AIM OF THE TASK -
What lines of the data hold the string "with"? Pull each one out.

RECORD SET -
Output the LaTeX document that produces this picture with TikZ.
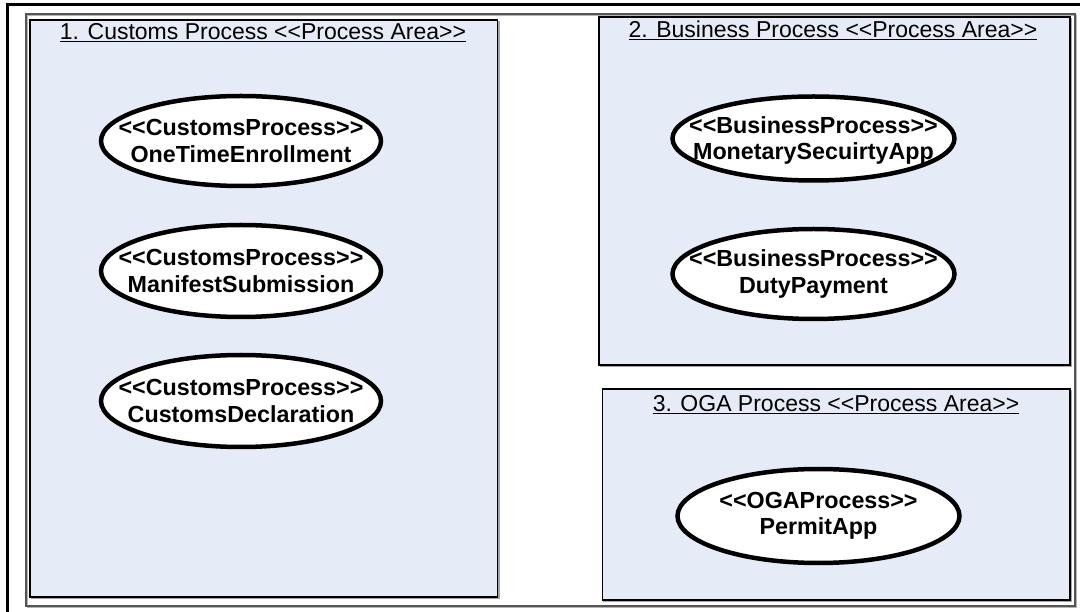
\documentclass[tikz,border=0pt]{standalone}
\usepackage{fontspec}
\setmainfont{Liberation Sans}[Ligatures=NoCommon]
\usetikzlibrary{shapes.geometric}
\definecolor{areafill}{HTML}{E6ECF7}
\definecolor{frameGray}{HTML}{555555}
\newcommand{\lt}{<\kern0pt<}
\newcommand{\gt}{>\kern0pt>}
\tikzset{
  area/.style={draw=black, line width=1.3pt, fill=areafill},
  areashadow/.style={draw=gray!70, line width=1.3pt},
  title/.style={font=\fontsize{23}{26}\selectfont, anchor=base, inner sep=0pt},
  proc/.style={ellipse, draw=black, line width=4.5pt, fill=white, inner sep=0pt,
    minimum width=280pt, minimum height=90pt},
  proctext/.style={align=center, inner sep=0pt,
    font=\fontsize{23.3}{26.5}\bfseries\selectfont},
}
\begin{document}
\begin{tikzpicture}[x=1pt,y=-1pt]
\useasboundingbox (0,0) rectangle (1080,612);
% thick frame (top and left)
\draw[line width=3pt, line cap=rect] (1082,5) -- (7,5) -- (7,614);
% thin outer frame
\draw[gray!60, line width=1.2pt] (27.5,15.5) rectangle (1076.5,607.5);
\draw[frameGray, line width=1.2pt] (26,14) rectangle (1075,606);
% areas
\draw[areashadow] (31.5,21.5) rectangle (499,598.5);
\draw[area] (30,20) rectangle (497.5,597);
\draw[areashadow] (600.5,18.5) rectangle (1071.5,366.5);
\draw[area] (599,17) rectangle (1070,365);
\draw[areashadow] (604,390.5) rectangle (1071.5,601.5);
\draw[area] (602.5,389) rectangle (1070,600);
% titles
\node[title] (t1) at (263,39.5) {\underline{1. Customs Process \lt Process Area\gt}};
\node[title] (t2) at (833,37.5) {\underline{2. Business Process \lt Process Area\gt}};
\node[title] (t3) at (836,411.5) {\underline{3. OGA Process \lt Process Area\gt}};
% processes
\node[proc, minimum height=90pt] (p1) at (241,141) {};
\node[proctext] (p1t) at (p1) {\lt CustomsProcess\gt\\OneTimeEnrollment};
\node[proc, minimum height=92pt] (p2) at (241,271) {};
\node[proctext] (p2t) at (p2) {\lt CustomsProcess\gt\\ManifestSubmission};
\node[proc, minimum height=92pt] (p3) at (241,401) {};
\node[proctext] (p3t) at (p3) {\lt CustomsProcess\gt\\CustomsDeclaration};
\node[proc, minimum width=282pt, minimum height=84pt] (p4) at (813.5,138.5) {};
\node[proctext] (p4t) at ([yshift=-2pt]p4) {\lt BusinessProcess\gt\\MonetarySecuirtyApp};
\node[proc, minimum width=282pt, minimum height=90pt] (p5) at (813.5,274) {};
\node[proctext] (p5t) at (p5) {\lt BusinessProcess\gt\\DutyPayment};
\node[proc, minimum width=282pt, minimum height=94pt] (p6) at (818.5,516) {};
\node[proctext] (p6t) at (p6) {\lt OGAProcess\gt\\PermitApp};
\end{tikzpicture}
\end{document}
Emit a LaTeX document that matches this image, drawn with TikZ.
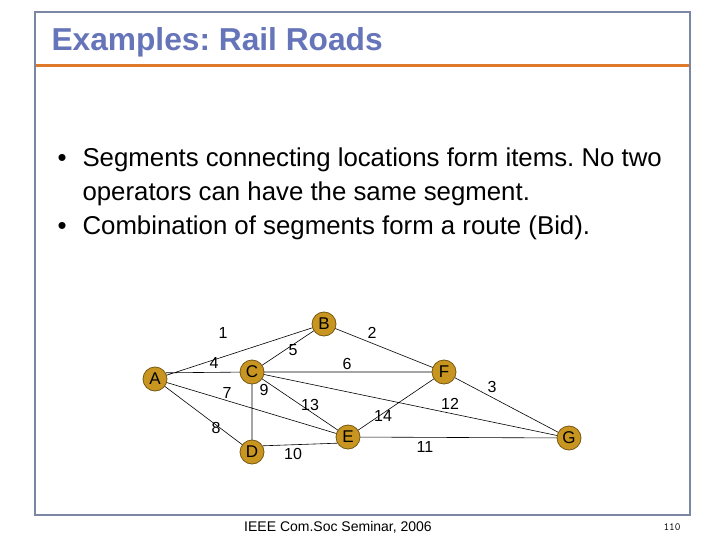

--

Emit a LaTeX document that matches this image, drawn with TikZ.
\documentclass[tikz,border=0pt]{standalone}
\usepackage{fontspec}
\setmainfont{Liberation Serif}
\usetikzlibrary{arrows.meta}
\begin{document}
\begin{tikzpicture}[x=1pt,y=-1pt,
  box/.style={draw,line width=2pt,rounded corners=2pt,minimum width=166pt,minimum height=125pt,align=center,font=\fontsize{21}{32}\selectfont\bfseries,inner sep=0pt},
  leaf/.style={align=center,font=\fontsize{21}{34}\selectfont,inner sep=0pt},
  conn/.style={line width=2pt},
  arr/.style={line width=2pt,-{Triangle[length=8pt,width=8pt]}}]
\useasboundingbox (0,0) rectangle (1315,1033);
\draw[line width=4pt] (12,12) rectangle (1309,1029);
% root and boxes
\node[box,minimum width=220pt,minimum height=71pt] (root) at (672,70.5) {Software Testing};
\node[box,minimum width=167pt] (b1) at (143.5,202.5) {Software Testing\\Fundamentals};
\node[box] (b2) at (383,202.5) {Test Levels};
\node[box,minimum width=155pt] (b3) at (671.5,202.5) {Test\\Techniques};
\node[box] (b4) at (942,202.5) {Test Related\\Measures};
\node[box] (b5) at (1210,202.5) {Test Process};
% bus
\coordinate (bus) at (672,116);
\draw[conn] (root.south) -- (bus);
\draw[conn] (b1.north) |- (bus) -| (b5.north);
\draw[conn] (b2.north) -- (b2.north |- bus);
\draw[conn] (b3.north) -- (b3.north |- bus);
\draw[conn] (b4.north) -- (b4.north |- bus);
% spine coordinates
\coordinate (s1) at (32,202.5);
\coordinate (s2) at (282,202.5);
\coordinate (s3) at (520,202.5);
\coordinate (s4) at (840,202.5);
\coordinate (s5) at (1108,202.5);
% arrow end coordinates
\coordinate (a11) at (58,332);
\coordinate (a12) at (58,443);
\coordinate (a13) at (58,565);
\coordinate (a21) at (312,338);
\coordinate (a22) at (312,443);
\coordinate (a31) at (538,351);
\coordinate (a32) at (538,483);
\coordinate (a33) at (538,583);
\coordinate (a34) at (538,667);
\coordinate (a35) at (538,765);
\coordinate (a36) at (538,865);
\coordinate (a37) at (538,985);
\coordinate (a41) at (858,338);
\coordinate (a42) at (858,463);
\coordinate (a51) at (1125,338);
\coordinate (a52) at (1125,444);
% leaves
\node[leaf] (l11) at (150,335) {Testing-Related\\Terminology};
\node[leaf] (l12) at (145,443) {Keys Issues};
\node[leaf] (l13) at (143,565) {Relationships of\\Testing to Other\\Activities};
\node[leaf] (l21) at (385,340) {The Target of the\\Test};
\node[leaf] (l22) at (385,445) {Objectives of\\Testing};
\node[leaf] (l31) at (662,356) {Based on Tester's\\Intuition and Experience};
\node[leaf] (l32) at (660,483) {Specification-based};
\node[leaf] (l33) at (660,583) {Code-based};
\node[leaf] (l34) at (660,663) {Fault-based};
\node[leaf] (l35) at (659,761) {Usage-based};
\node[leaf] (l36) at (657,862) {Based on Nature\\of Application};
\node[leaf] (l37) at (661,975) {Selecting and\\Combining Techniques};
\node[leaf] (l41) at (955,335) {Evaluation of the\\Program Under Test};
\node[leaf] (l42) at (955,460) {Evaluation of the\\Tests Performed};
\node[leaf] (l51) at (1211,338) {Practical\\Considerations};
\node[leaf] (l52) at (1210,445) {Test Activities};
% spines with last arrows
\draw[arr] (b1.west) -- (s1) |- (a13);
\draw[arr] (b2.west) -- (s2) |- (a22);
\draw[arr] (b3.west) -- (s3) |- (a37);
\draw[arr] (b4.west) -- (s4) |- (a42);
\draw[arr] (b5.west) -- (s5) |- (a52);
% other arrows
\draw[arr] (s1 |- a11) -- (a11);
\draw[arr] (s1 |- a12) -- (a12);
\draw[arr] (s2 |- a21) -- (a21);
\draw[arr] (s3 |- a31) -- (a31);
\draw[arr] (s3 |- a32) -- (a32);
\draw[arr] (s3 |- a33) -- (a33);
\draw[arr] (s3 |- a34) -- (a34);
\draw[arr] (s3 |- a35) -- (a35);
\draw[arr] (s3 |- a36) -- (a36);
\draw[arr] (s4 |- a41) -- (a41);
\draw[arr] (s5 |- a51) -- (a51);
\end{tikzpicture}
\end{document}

COMPLETE OUTPUT -
Output the LaTeX document that produces this picture with TikZ.
Emit a LaTeX document that matches this image, drawn with TikZ.
Emit a LaTeX document that matches this image, drawn with TikZ.
% spines with last arrows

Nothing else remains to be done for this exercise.